**Work to complete:** Identify all lines below that hold "matplotlib" and collect them.

....................

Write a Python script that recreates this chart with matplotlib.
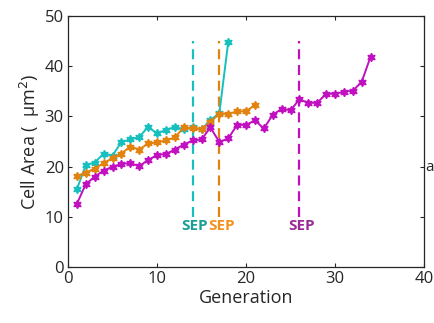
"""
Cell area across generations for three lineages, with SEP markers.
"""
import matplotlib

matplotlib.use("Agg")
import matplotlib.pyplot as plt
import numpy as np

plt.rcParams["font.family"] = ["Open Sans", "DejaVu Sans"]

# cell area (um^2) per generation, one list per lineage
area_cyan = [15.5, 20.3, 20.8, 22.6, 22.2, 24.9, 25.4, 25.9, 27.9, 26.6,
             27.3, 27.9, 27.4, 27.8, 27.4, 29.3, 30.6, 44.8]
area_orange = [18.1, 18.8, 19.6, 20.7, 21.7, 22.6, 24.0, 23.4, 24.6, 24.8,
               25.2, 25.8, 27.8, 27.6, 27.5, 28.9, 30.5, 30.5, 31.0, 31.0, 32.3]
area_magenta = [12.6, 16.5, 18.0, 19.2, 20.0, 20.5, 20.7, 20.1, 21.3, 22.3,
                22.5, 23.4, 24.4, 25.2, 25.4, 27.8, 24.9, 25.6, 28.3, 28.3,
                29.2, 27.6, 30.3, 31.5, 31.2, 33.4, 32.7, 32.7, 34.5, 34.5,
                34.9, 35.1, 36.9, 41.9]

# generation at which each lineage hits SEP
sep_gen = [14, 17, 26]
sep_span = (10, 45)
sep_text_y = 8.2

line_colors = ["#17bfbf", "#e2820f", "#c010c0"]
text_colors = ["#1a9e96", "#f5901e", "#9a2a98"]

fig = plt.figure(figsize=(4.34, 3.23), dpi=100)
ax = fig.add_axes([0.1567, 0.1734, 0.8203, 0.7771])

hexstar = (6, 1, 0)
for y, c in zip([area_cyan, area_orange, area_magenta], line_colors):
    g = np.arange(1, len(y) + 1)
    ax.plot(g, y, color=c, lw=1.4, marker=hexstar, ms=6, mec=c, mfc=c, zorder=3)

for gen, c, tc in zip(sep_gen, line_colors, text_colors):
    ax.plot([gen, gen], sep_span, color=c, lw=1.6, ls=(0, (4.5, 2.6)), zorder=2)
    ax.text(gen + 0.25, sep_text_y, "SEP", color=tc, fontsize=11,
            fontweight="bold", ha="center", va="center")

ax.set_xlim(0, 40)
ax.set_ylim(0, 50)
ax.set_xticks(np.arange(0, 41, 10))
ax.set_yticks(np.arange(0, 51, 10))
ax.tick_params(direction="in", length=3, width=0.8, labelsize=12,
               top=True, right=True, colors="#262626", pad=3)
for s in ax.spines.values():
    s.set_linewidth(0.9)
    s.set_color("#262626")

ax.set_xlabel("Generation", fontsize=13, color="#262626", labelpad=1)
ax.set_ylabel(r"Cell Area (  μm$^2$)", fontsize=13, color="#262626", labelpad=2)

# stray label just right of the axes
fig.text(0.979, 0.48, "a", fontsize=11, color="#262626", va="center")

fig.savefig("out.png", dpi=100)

....................

**Reply:**
Write a Python script that recreates this chart with matplotlib.
import matplotlib
matplotlib.use("Agg")
import matplotlib.pyplot as plt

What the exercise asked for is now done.